OPINION
Steve Hege in not alone in holding fringe views on Rwanda, the FDLR or post-genocide politics. Think of Peter Erlinder, the sacked law professor from Minnesota who thinks that the 1994 genocide was not really a genocide at all. Or, there is Kenneth Roth of Human Rights Watch, whose frothing hatred of Paul Kagame is rarely far from the surface.
But Hege is not some professor in a sleepy college town where he gets to peddle his oddball theories to unsuspecting or bemused students. Nor is he a lobbyist or cable news pundit who drives up the ratings with table-thumping polemics.
Hege, an appointee of the UN Security Council, is coordinator of the Group of Experts on the DRC and co-author of a recent addendum placing blame for the mess in the east of that country at Rwanda's door. In his hands, he has the power to pass judgment on entire governments with the authority of the UN and the international community backing him. This is surely not a job for an ideological warrior.

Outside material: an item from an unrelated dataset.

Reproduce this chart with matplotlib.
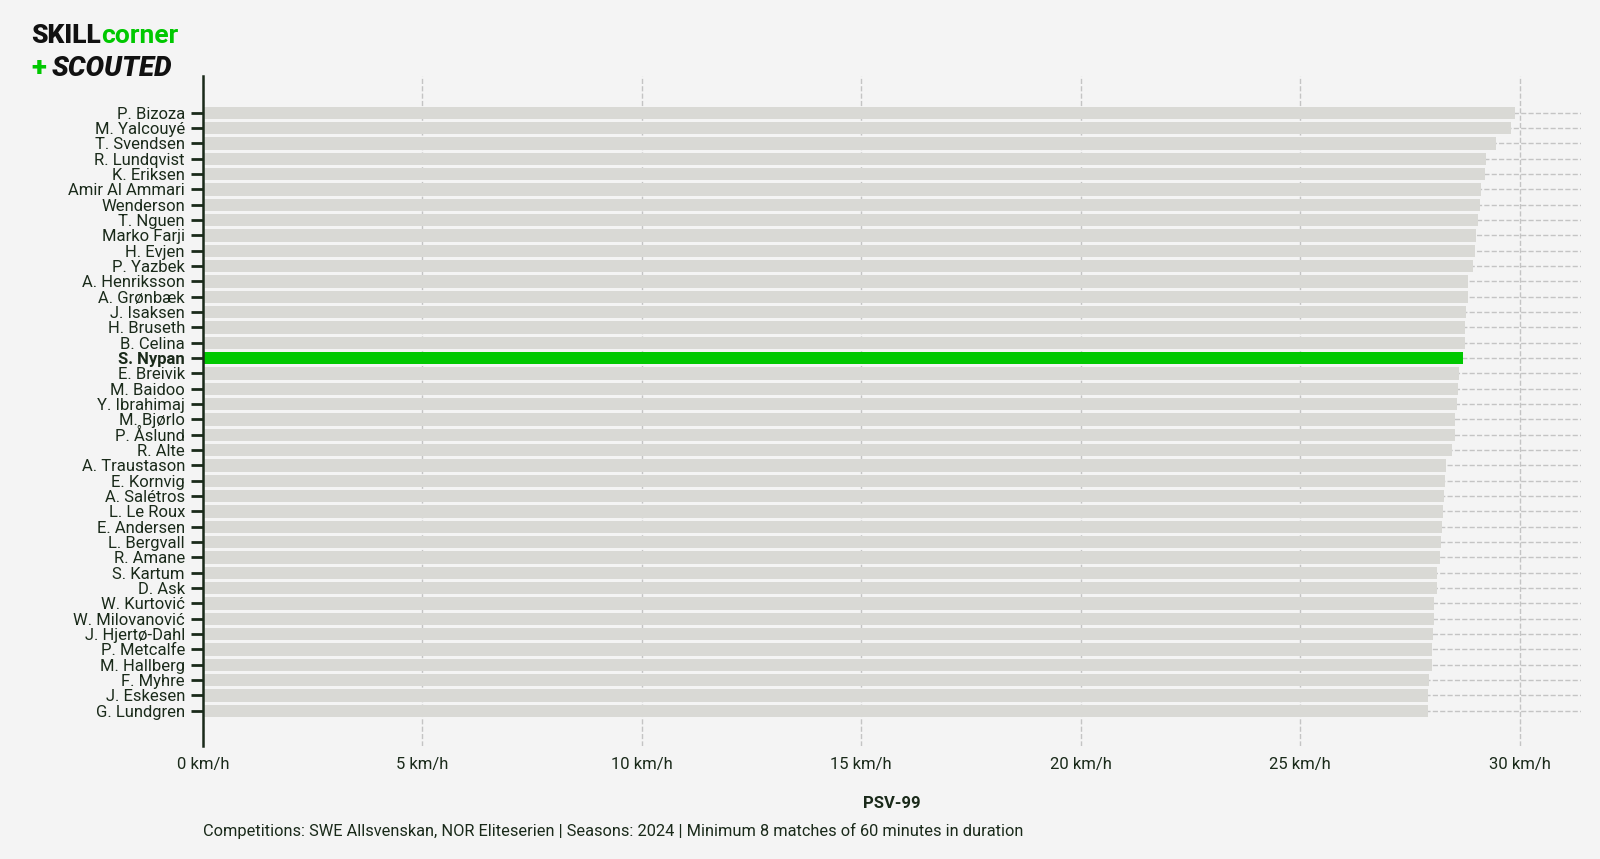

And yet Hege is exactly that.
'Understanding the FDLR'
In 2009, while working as an associate to an organization called Peace Appeal Foundation, Hege wrote a fact sheet entitled 'Understanding the FDLR' in which he commented specifically on the genocidal forces who escaped into then-Zaire after killing a million of their fellow Rwandans in 1994.
He writes: "Consistently linked to the Rwandan genocide of 1994, the FDLR are better understood in relation to the massive revenge killings of Hutu refugees in the eastern Congo from 1996 to 1999."
Got that? The FDLR are not perpetrators, but victims, of violent atrocities. This is textbook revisionism. Black is white. Up is down. Victim is violator.
Later in the same document, Hege leaves nothing to the imagination when it comes to his views of modern Rwanda. It reads: "Economic and political power remains resoundingly concentrated in the hands of the Ugandan Tutsi elite from the RPF."
Any survivor (or student) of the genocide will grimace at such loaded language. It was this notion of a 'foreign invading force' - Ugandan Tutsi elite - that served as rhetorical ammunition for the genocide itself. This slur is not accidental, but premeditated and profoundly chilling.
Racialized views
Unfortunately, Hege's disturbing and highly racialized views do not stop there. In an issues paper he authored in 2010, he wrote this about Congolese people of Rwandan descent: "...it is not enough that they just say that they are Congolese. They must demonstrate that they truly are just that by prioritizing their relationships with their fellow Congolese citizens over the economic and territorial interests of Rwanda."
These words are deeply disquieting. To Hege's mind, "they" - Rwandophone communities in the Kivus - must clear a higher bar of citizenship than their fellow Congolese. This offensive idea is central to racist ideology everywhere, whether in the form of anti-Semitism or the persecution of Japanese-Americans during World War II. Given the diversity of human opinion, it is not altogether surprising that, even in 2012, Hege and others cling to such views. What is alarming, however, is that Hege was decreed an 'expert' by the UN in a region where such views wield horrifying consequences.
Since the UN Security Council has repeatedly and unanimously endorsed a view of the FDLR at stark odds with Hege's, why appoint him to such a sensitive post? He was certainly telegraphing his punches: in the FDLR fact sheet, he issued what now reads like a threat. He wrote: "The FDLR would rather wait for political negotiations when international opinion eventually sours on the Rwandan regime."
Was this strongly anti-Rwanda stance known to the UNSC? If so, was the appointment an act of provocation, aimed at elevating the FDLR and reducing Rwanda influence? If the Security Council was unaware of Hege's ideological predilections, how on earth did their vetting process fail so miserably?
Whatever the answers, the questions must be asked.
A clumsy UN
The UN's capitulation in the face of genocide, followed by the UN Organization Stabilization Mission in the DR Congo (MONUSCO) and its dozen years of failure, has already left the UN's reputation in tatters throughout the Great Lakes region. This can only make matters worse.
The Rwandan government would be justified in calling for Hege's sacking and for an investigation into how he was appointed in the first place given this paper trail. It will confirm the deeply entrenched perception that the UN is recklessly clumsy when it comes to this part of the world, and that their attempts to save us are almost always bound to make things worse.
Everyone is entitled to his own point of view. But Hege is not everyone - nor is he just anyone - and that is the problem. Along with his colleagues, he has inflicted significant damage on Rwanda's international standing. The litany of charges he compiled has directly led to the suspension or freezing of aid from the Netherlands, Germany, the UK and elsewhere. This is a high-stakes ideological vendetta - surely undeserving of the UN's stamp of approval.
- Albert Rudatsimburwa is senior editor at the radio station Contact FM.